* **Material**
···

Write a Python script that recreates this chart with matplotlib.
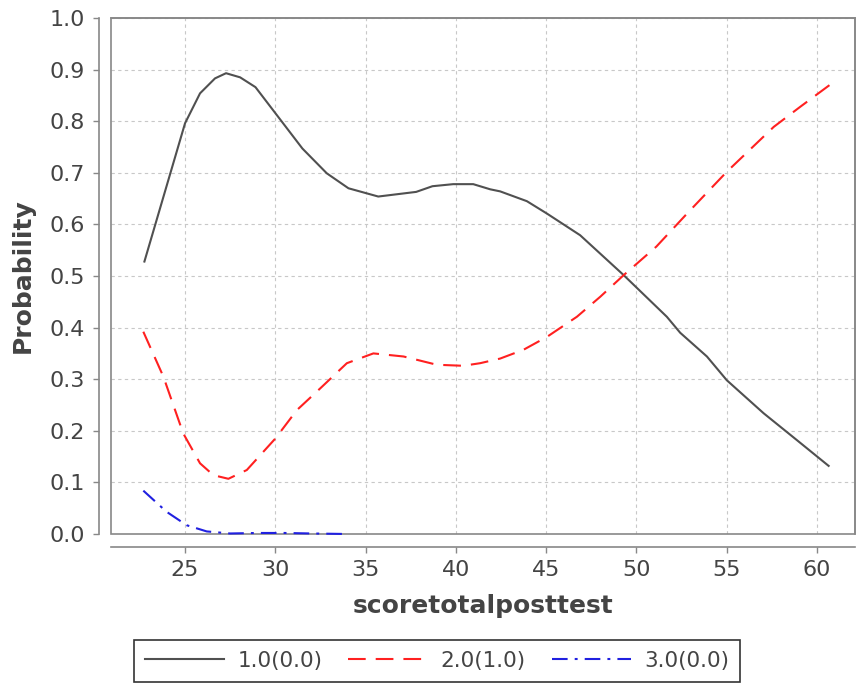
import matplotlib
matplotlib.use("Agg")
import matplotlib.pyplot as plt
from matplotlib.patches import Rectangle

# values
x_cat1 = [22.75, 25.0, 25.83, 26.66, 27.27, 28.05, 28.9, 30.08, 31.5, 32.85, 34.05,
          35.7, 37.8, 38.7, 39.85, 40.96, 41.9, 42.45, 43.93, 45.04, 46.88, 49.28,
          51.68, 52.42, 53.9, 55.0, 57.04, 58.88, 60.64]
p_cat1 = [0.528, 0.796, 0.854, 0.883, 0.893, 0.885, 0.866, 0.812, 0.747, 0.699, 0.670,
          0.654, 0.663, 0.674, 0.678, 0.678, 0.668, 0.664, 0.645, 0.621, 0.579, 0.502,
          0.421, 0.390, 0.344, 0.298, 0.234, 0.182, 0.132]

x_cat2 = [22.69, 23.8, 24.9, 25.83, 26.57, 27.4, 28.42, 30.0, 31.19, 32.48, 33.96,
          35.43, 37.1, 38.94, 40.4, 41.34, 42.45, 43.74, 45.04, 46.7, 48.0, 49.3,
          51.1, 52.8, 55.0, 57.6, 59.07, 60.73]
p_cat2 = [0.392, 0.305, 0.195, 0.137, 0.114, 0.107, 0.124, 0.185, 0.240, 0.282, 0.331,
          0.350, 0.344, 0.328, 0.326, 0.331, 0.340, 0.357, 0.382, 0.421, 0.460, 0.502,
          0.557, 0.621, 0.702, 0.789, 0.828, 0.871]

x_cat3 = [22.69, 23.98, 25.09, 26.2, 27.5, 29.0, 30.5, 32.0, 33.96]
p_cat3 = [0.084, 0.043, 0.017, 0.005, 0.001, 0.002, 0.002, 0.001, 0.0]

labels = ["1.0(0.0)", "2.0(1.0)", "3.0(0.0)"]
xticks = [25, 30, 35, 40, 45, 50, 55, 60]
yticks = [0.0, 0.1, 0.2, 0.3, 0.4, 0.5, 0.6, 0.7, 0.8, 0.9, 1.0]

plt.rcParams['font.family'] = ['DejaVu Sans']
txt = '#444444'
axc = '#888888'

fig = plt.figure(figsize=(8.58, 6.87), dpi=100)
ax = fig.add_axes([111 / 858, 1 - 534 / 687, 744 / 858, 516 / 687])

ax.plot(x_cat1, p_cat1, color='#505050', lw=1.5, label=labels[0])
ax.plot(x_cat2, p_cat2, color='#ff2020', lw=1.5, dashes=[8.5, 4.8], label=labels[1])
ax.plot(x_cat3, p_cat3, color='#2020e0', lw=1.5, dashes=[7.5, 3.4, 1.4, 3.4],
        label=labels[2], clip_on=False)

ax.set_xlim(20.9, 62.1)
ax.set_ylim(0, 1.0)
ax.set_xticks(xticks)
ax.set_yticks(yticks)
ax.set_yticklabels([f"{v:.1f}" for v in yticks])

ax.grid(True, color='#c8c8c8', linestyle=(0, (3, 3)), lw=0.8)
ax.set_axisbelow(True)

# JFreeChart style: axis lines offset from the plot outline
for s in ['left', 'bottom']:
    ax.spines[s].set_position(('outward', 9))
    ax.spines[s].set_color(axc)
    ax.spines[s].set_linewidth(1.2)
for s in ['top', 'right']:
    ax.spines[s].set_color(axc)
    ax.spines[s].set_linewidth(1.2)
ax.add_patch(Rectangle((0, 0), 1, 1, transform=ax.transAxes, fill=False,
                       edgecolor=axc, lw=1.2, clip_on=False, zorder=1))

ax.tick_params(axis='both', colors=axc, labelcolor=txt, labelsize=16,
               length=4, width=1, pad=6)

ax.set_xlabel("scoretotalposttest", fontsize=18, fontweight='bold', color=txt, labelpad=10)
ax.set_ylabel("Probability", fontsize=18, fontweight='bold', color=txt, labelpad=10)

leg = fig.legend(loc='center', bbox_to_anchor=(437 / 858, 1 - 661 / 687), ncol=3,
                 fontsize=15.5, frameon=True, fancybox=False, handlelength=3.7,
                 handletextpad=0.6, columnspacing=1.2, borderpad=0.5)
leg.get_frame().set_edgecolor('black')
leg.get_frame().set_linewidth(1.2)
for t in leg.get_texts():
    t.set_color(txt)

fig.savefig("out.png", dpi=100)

···

* **Short exercise**
Give every line back word for word and leave the pictures out.

* **Task response**
Write a Python script that recreates this chart with matplotlib.
import matplotlib
matplotlib.use("Agg")
import matplotlib.pyplot as plt
from matplotlib.patches import Rectangle

# values
x_cat1 = [22.75, 25.0, 25.83, 26.66, 27.27, 28.05, 28.9, 30.08, 31.5, 32.85, 34.05,
          35.7, 37.8, 38.7, 39.85, 40.96, 41.9, 42.45, 43.93, 45.04, 46.88, 49.28,
          51.68, 52.42, 53.9, 55.0, 57.04, 58.88, 60.64]
p_cat1 = [0.528, 0.796, 0.854, 0.883, 0.893, 0.885, 0.866, 0.812, 0.747, 0.699, 0.670,
          0.654, 0.663, 0.674, 0.678, 0.678, 0.668, 0.664, 0.645, 0.621, 0.579, 0.502,
          0.421, 0.390, 0.344, 0.298, 0.234, 0.182, 0.132]

x_cat2 = [22.69, 23.8, 24.9, 25.83, 26.57, 27.4, 28.42, 30.0, 31.19, 32.48, 33.96,
          35.43, 37.1, 38.94, 40.4, 41.34, 42.45, 43.74, 45.04, 46.7, 48.0, 49.3,
          51.1, 52.8, 55.0, 57.6, 59.07, 60.73]
p_cat2 = [0.392, 0.305, 0.195, 0.137, 0.114, 0.107, 0.124, 0.185, 0.240, 0.282, 0.331,
          0.350, 0.344, 0.328, 0.326, 0.331, 0.340, 0.357, 0.382, 0.421, 0.460, 0.502,
          0.557, 0.621, 0.702, 0.789, 0.828, 0.871]

x_cat3 = [22.69, 23.98, 25.09, 26.2, 27.5, 29.0, 30.5, 32.0, 33.96]
p_cat3 = [0.084, 0.043, 0.017, 0.005, 0.001, 0.002, 0.002, 0.001, 0.0]

labels = ["1.0(0.0)", "2.0(1.0)", "3.0(0.0)"]
xticks = [25, 30, 35, 40, 45, 50, 55, 60]
yticks = [0.0, 0.1, 0.2, 0.3, 0.4, 0.5, 0.6, 0.7, 0.8, 0.9, 1.0]

plt.rcParams['font.family'] = ['DejaVu Sans']
txt = '#444444'
axc = '#888888'

fig = plt.figure(figsize=(8.58, 6.87), dpi=100)
ax = fig.add_axes([111 / 858, 1 - 534 / 687, 744 / 858, 516 / 687])

ax.plot(x_cat1, p_cat1, color='#505050', lw=1.5, label=labels[0])
ax.plot(x_cat2, p_cat2, color='#ff2020', lw=1.5, dashes=[8.5, 4.8], label=labels[1])
ax.plot(x_cat3, p_cat3, color='#2020e0', lw=1.5, dashes=[7.5, 3.4, 1.4, 3.4],
        label=labels[2], clip_on=False)

ax.set_xlim(20.9, 62.1)
ax.set_ylim(0, 1.0)
ax.set_xticks(xticks)
ax.set_yticks(yticks)
ax.set_yticklabels([f"{v:.1f}" for v in yticks])

ax.grid(True, color='#c8c8c8', linestyle=(0, (3, 3)), lw=0.8)
ax.set_axisbelow(True)

# JFreeChart style: axis lines offset from the plot outline
for s in ['left', 'bottom']:
    ax.spines[s].set_position(('outward', 9))
    ax.spines[s].set_color(axc)
    ax.spines[s].set_linewidth(1.2)
for s in ['top', 'right']:
    ax.spines[s].set_color(axc)
    ax.spines[s].set_linewidth(1.2)
ax.add_patch(Rectangle((0, 0), 1, 1, transform=ax.transAxes, fill=False,
                       edgecolor=axc, lw=1.2, clip_on=False, zorder=1))

ax.tick_params(axis='both', colors=axc, labelcolor=txt, labelsize=16,
               length=4, width=1, pad=6)

ax.set_xlabel("scoretotalposttest", fontsize=18, fontweight='bold', color=txt, labelpad=10)
ax.set_ylabel("Probability", fontsize=18, fontweight='bold', color=txt, labelpad=10)

leg = fig.legend(loc='center', bbox_to_anchor=(437 / 858, 1 - 661 / 687), ncol=3,
                 fontsize=15.5, frameon=True, fancybox=False, handlelength=3.7,
                 handletextpad=0.6, columnspacing=1.2, borderpad=0.5)
leg.get_frame().set_edgecolor('black')
leg.get_frame().set_linewidth(1.2)
for t in leg.get_texts():
    t.set_color(txt)

fig.savefig("out.png", dpi=100)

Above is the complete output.